Hoo boy, how did you live your life without dialectical materialism?
Is the site aimed at some profession where these words are commonly used?!

It's created by a philosophy professor and aimed at students of philosophy and other interested in argumentation, so yes. But the terms aren't all that hard to figure out.

- Argumentation, giving reasons in support of an idea or claim.

- pro and contra lists, lists of reasons for (pro) and against (contra) a claim.

- dialectical relations, the relations between the claims made in an argument. For example, how one claim supports or undermines another claim.

- premise conclusion structures, a conclusion is a statement of what is claimed to be true, and the premises are statements that support the conclusion. In arguments, these are structured (hopefully) by logical relations so that the premises have some bearing on the truth of the conclusion. The conclusion can be inferred from the premises. If the premises are true, the conclusion is true (or more likely to be true).
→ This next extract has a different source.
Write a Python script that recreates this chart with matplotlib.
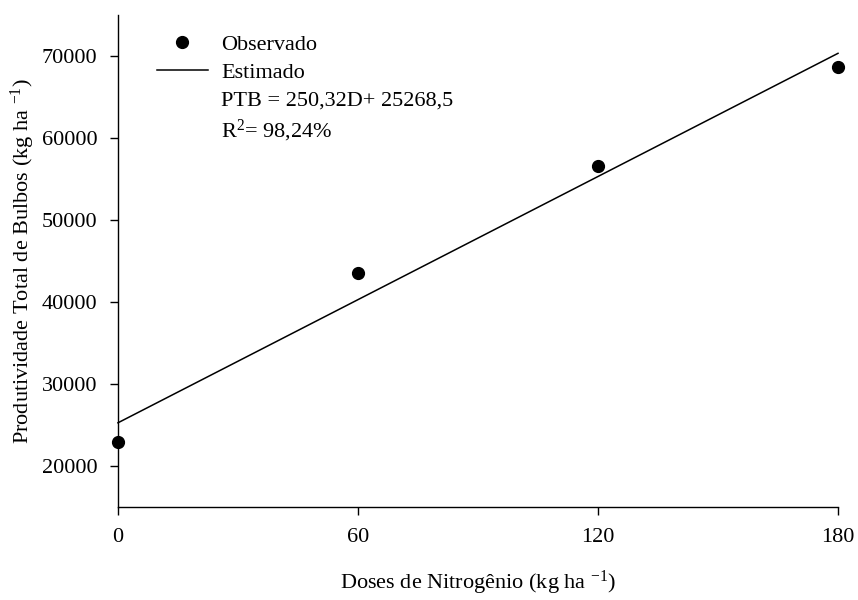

Here's an explanation of premise-conclusion structure by the developer [0]:

Logically an argument consists of nothing else but sentences. But these sentences play different roles in an argument. Every argument has one inferred sentence (the conclusion) and at least one sentence from which the conclusion is inferred (a premiss). This premiss-conclusion structure is visualised as a sentence list: First all premisses of the argument are listed. Each horizontal line symbolizes an inference. Under the line the conclusion is listed (sometimes there are preliminary conclusions). Under the last line stands the main conclusion of the argument.

[0]: http://www.argunet.org/2013/04/03/so-what-exactly-is-an-argu...

Argdown is a syntax for writing arguments made up of premises and conclusions in the form of pro and contra lists. It then creates a diagram of the relationships between the premises and conclusions.